On 09/12/2007 10:51 AM, PETER EASTHOPE wrote:
Hello Karl & others,
[...]

Hello Peter.


I need to separate packets according to IP address. Here I want to make a tunnel using port 22. The openvpn man page describes a tunnel between machines May and June. When May receives a packet marked port 22 she should check the address. If it is from June, it is for openvpn. From any other address it is for ssh. June behaves symmetrically. A port 22 packet from May is handed over to openvpn
and a port 22 packet from any other address is for ssh.

For communicating between themselves, May and June can safely use telnet inside the tunnel. For communicating with other systems, ssh will work over port 22. Can iptables or anything else, separate packets this way? [...]

Yes. You can use port redirection in iptables. Read "man iptables" and get a good iptables tutorial online. The redirection would be done in the 'nat' table. I'm not an iptables expert, but it might go something like this:

iptables -t nat -A PREROUTING -p tcp -s 12.140.16.4 --sport 22 -j REDIRECT --to-port 4122

12.140.16.4 is June.

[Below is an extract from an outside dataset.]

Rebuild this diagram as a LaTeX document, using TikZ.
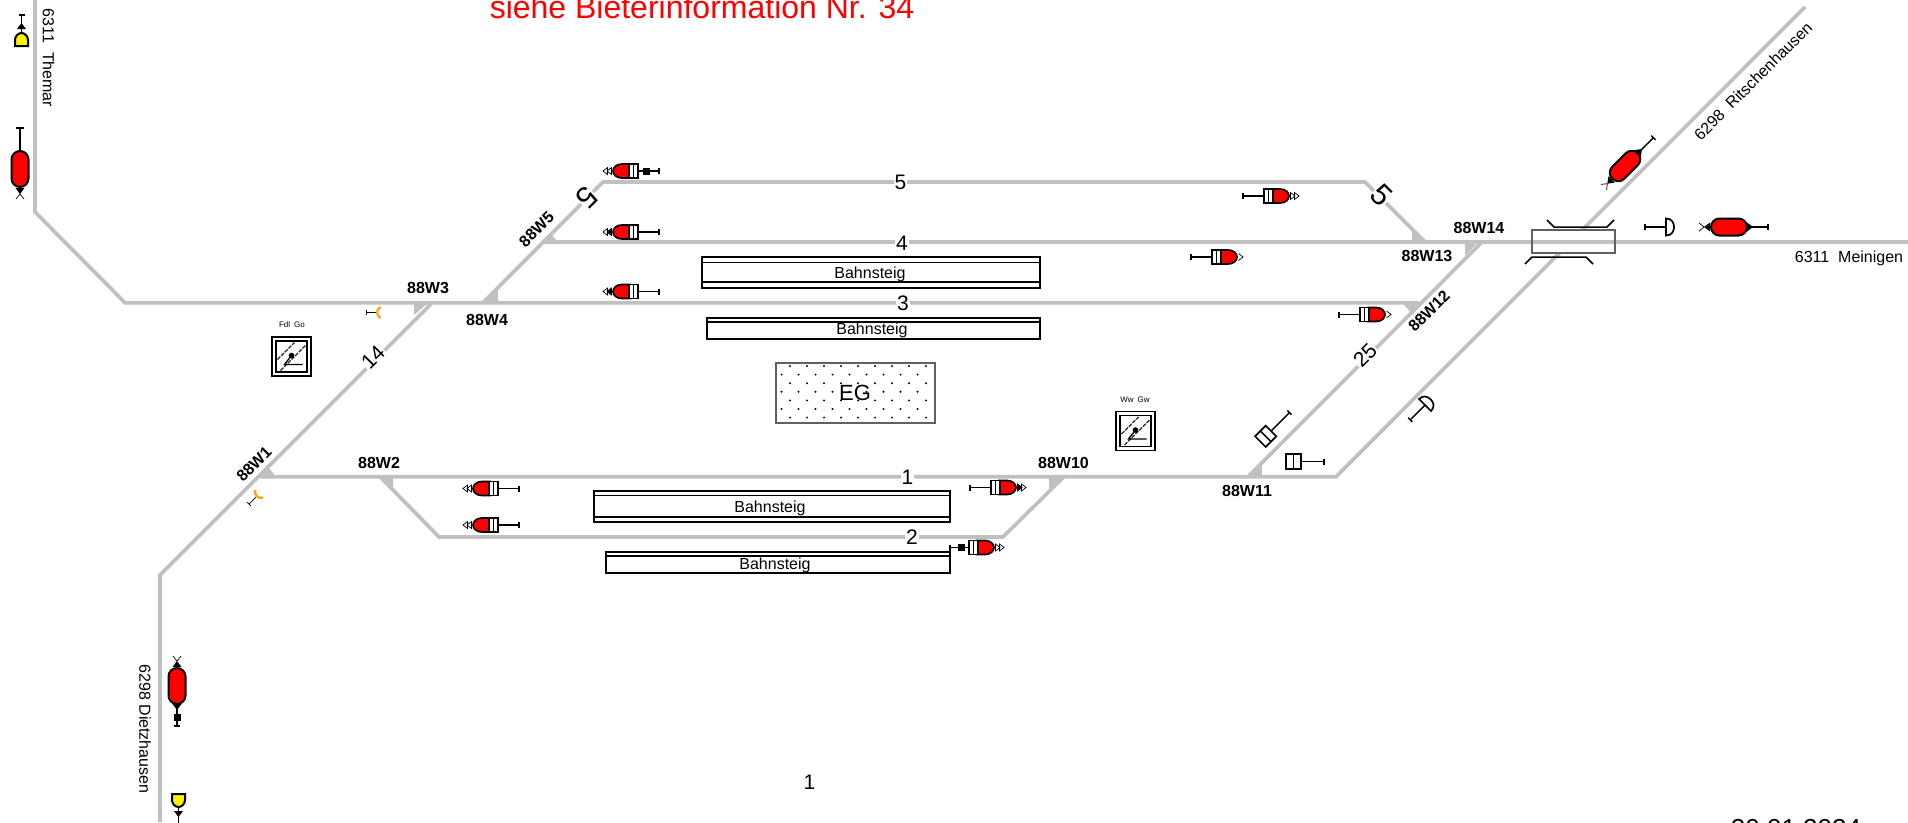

Now you would reconfigure openvpn on May to listen on port 4122. Connections to port 22 on May would be redirected to port 4122 on May only if they come from 12.140.16.4. Otherwise, the connection would go directly May's port 22 which should be running sshd.

The iptables line I wrote above may need some massaging to work right, and almost certainly many more iptables rules will be needed, but I hope that will give you a good start.